**Goal:**
Can you write out all the lines word for word, with no pictures?
□ □ □
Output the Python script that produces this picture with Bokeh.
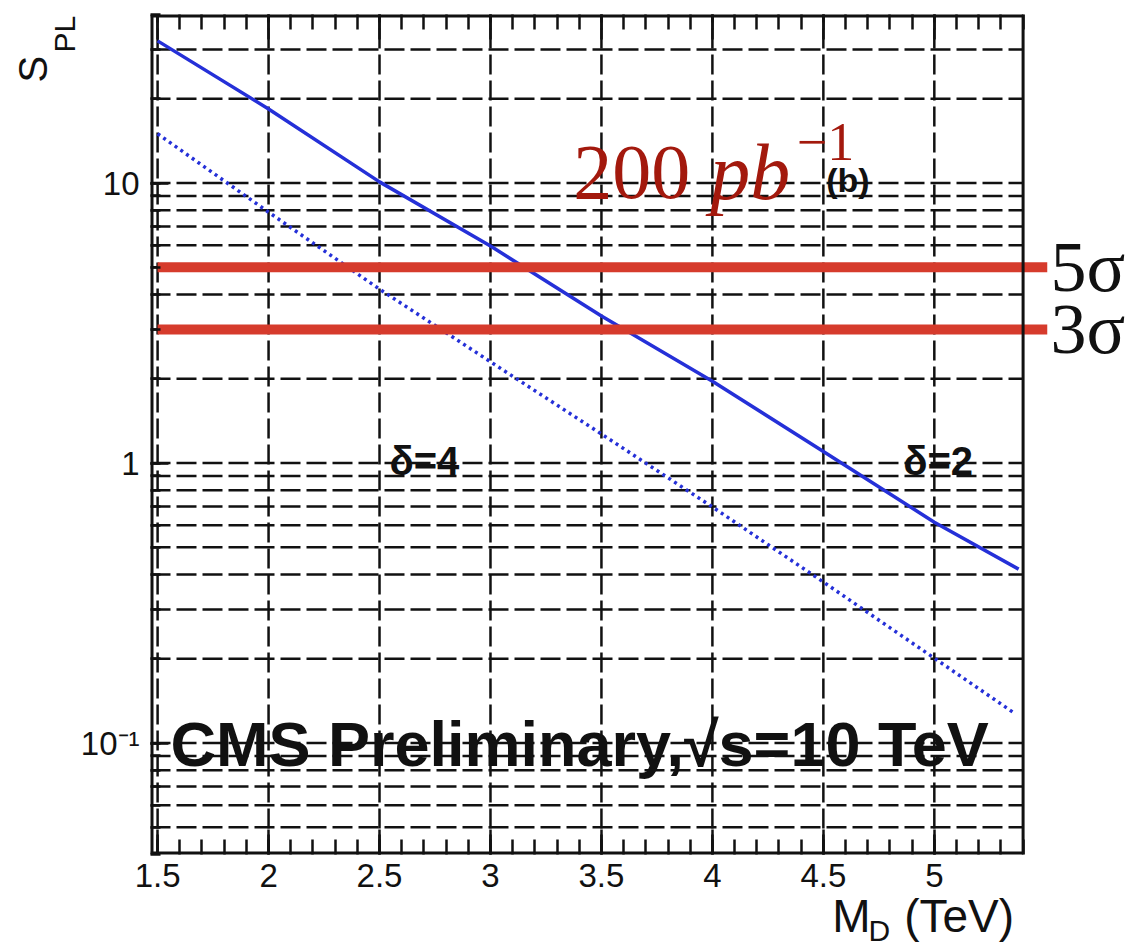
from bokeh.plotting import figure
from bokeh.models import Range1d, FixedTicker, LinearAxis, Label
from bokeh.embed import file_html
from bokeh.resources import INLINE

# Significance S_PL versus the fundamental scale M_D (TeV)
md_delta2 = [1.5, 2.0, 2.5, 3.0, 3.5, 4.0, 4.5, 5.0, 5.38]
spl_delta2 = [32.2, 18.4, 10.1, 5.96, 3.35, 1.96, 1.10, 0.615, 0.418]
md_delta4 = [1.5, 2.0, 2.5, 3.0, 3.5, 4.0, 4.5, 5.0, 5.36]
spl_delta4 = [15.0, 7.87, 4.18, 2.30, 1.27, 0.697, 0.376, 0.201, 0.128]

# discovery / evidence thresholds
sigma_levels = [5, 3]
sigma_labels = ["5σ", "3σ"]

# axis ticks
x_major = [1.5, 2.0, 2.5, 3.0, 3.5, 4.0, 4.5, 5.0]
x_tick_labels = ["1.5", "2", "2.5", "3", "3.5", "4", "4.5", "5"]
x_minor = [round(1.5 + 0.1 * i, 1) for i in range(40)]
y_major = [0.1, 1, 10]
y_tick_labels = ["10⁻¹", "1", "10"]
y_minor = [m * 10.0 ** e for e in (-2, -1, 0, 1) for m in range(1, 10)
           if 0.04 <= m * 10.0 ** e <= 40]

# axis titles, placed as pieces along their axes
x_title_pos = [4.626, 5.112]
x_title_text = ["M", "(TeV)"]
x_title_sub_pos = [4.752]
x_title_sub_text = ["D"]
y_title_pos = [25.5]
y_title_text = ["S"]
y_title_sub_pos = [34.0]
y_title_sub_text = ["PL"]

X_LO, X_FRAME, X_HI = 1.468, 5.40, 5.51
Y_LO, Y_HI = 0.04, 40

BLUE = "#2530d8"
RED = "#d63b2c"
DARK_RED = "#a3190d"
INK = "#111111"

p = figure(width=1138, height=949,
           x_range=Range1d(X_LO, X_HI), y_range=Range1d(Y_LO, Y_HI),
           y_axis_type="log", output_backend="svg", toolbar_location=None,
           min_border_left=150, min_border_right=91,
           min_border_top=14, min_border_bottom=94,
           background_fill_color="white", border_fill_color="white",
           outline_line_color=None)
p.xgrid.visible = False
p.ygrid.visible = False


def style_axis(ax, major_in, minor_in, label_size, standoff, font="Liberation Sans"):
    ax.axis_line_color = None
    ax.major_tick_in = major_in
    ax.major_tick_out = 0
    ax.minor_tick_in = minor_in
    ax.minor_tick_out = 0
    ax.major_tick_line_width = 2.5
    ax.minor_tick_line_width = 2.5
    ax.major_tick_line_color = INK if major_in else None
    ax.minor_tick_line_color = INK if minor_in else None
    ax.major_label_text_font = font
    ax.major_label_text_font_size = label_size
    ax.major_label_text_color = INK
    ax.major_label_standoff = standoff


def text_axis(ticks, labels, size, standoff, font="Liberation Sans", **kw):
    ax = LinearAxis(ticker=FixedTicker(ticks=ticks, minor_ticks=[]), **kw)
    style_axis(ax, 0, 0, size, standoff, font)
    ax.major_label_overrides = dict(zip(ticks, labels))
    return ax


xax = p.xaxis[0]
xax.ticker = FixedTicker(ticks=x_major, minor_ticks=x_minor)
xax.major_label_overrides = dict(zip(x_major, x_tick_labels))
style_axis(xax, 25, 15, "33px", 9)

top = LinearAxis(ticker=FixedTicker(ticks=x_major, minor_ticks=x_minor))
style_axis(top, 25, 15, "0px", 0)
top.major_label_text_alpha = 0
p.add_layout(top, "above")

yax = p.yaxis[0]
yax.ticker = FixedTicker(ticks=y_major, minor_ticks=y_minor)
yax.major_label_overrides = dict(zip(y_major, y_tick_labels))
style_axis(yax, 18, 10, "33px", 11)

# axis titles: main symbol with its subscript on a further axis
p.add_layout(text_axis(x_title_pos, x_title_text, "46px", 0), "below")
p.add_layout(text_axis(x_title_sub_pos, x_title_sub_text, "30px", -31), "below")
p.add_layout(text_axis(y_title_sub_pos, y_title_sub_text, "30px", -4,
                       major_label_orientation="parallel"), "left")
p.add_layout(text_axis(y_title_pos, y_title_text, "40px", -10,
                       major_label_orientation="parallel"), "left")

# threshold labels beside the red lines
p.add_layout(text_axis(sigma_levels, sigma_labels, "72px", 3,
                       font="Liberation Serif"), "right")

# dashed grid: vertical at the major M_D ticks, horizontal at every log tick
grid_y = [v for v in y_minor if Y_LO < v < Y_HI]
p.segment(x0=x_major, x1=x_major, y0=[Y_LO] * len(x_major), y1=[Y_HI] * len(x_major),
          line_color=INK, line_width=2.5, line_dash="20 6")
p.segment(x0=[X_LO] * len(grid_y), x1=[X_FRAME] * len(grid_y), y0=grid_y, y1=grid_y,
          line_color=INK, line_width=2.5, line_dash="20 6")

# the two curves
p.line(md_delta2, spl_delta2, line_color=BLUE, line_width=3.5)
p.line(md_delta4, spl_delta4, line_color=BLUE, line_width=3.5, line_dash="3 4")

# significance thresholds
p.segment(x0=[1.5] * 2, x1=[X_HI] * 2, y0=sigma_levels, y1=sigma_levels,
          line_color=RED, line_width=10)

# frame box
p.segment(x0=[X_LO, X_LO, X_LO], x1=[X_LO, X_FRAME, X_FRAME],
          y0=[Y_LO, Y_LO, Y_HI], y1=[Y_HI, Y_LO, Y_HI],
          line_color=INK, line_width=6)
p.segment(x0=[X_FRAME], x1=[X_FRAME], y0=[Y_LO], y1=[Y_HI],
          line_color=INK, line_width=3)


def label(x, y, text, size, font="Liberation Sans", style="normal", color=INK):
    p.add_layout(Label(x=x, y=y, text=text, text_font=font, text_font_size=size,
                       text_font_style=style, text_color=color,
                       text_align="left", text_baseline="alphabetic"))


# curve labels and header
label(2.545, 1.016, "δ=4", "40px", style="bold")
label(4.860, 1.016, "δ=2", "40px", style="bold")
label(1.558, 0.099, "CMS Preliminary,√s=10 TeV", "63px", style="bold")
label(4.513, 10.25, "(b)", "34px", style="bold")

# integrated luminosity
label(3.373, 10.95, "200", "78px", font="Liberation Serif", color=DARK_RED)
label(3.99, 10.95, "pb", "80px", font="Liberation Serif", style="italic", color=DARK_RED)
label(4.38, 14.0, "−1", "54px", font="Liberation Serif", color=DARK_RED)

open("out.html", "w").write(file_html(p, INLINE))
□ □ □
**Reply to the exercise:**
Output the Python script that produces this picture with Bokeh.
from bokeh.plotting import figure
from bokeh.models import Range1d, FixedTicker, LinearAxis, Label
from bokeh.embed import file_html
from bokeh.resources import INLINE

# Significance S_PL versus the fundamental scale M_D (TeV)
md_delta2 = [1.5, 2.0, 2.5, 3.0, 3.5, 4.0, 4.5, 5.0, 5.38]
spl_delta2 = [32.2, 18.4, 10.1, 5.96, 3.35, 1.96, 1.10, 0.615, 0.418]
md_delta4 = [1.5, 2.0, 2.5, 3.0, 3.5, 4.0, 4.5, 5.0, 5.36]
spl_delta4 = [15.0, 7.87, 4.18, 2.30, 1.27, 0.697, 0.376, 0.201, 0.128]

# discovery / evidence thresholds
sigma_levels = [5, 3]
sigma_labels = ["5σ", "3σ"]

# axis ticks
x_major = [1.5, 2.0, 2.5, 3.0, 3.5, 4.0, 4.5, 5.0]
x_tick_labels = ["1.5", "2", "2.5", "3", "3.5", "4", "4.5", "5"]
x_minor = [round(1.5 + 0.1 * i, 1) for i in range(40)]
y_major = [0.1, 1, 10]
y_tick_labels = ["10⁻¹", "1", "10"]
y_minor = [m * 10.0 ** e for e in (-2, -1, 0, 1) for m in range(1, 10)
           if 0.04 <= m * 10.0 ** e <= 40]

# axis titles, placed as pieces along their axes
x_title_pos = [4.626, 5.112]
x_title_text = ["M", "(TeV)"]
x_title_sub_pos = [4.752]
x_title_sub_text = ["D"]
y_title_pos = [25.5]
y_title_text = ["S"]
y_title_sub_pos = [34.0]
y_title_sub_text = ["PL"]

X_LO, X_FRAME, X_HI = 1.468, 5.40, 5.51
Y_LO, Y_HI = 0.04, 40

BLUE = "#2530d8"
RED = "#d63b2c"
DARK_RED = "#a3190d"
INK = "#111111"

p = figure(width=1138, height=949,
           x_range=Range1d(X_LO, X_HI), y_range=Range1d(Y_LO, Y_HI),
           y_axis_type="log", output_backend="svg", toolbar_location=None,
           min_border_left=150, min_border_right=91,
           min_border_top=14, min_border_bottom=94,
           background_fill_color="white", border_fill_color="white",
           outline_line_color=None)
p.xgrid.visible = False
p.ygrid.visible = False


def style_axis(ax, major_in, minor_in, label_size, standoff, font="Liberation Sans"):
    ax.axis_line_color = None
    ax.major_tick_in = major_in
    ax.major_tick_out = 0
    ax.minor_tick_in = minor_in
    ax.minor_tick_out = 0
    ax.major_tick_line_width = 2.5
    ax.minor_tick_line_width = 2.5
    ax.major_tick_line_color = INK if major_in else None
    ax.minor_tick_line_color = INK if minor_in else None
    ax.major_label_text_font = font
    ax.major_label_text_font_size = label_size
    ax.major_label_text_color = INK
    ax.major_label_standoff = standoff


def text_axis(ticks, labels, size, standoff, font="Liberation Sans", **kw):
    ax = LinearAxis(ticker=FixedTicker(ticks=ticks, minor_ticks=[]), **kw)
    style_axis(ax, 0, 0, size, standoff, font)
    ax.major_label_overrides = dict(zip(ticks, labels))
    return ax


xax = p.xaxis[0]
xax.ticker = FixedTicker(ticks=x_major, minor_ticks=x_minor)
xax.major_label_overrides = dict(zip(x_major, x_tick_labels))
style_axis(xax, 25, 15, "33px", 9)

top = LinearAxis(ticker=FixedTicker(ticks=x_major, minor_ticks=x_minor))
style_axis(top, 25, 15, "0px", 0)
top.major_label_text_alpha = 0
p.add_layout(top, "above")

yax = p.yaxis[0]
yax.ticker = FixedTicker(ticks=y_major, minor_ticks=y_minor)
yax.major_label_overrides = dict(zip(y_major, y_tick_labels))
style_axis(yax, 18, 10, "33px", 11)

# axis titles: main symbol with its subscript on a further axis
p.add_layout(text_axis(x_title_pos, x_title_text, "46px", 0), "below")
p.add_layout(text_axis(x_title_sub_pos, x_title_sub_text, "30px", -31), "below")
p.add_layout(text_axis(y_title_sub_pos, y_title_sub_text, "30px", -4,
                       major_label_orientation="parallel"), "left")
p.add_layout(text_axis(y_title_pos, y_title_text, "40px", -10,
                       major_label_orientation="parallel"), "left")

# threshold labels beside the red lines
p.add_layout(text_axis(sigma_levels, sigma_labels, "72px", 3,
                       font="Liberation Serif"), "right")

# dashed grid: vertical at the major M_D ticks, horizontal at every log tick
grid_y = [v for v in y_minor if Y_LO < v < Y_HI]
p.segment(x0=x_major, x1=x_major, y0=[Y_LO] * len(x_major), y1=[Y_HI] * len(x_major),
          line_color=INK, line_width=2.5, line_dash="20 6")
p.segment(x0=[X_LO] * len(grid_y), x1=[X_FRAME] * len(grid_y), y0=grid_y, y1=grid_y,
          line_color=INK, line_width=2.5, line_dash="20 6")

# the two curves
p.line(md_delta2, spl_delta2, line_color=BLUE, line_width=3.5)
p.line(md_delta4, spl_delta4, line_color=BLUE, line_width=3.5, line_dash="3 4")

# significance thresholds
p.segment(x0=[1.5] * 2, x1=[X_HI] * 2, y0=sigma_levels, y1=sigma_levels,
          line_color=RED, line_width=10)

# frame box
p.segment(x0=[X_LO, X_LO, X_LO], x1=[X_LO, X_FRAME, X_FRAME],
          y0=[Y_LO, Y_LO, Y_HI], y1=[Y_HI, Y_LO, Y_HI],
          line_color=INK, line_width=6)
p.segment(x0=[X_FRAME], x1=[X_FRAME], y0=[Y_LO], y1=[Y_HI],
          line_color=INK, line_width=3)


def label(x, y, text, size, font="Liberation Sans", style="normal", color=INK):
    p.add_layout(Label(x=x, y=y, text=text, text_font=font, text_font_size=size,
                       text_font_style=style, text_color=color,
                       text_align="left", text_baseline="alphabetic"))


# curve labels and header
label(2.545, 1.016, "δ=4", "40px", style="bold")
label(4.860, 1.016, "δ=2", "40px", style="bold")
label(1.558, 0.099, "CMS Preliminary,√s=10 TeV", "63px", style="bold")
label(4.513, 10.25, "(b)", "34px", style="bold")

# integrated luminosity
label(3.373, 10.95, "200", "78px", font="Liberation Serif", color=DARK_RED)
label(3.99, 10.95, "pb", "80px", font="Liberation Serif", style="italic", color=DARK_RED)
label(4.38, 14.0, "−1", "54px", font="Liberation Serif", color=DARK_RED)

open("out.html", "w").write(file_html(p, INLINE))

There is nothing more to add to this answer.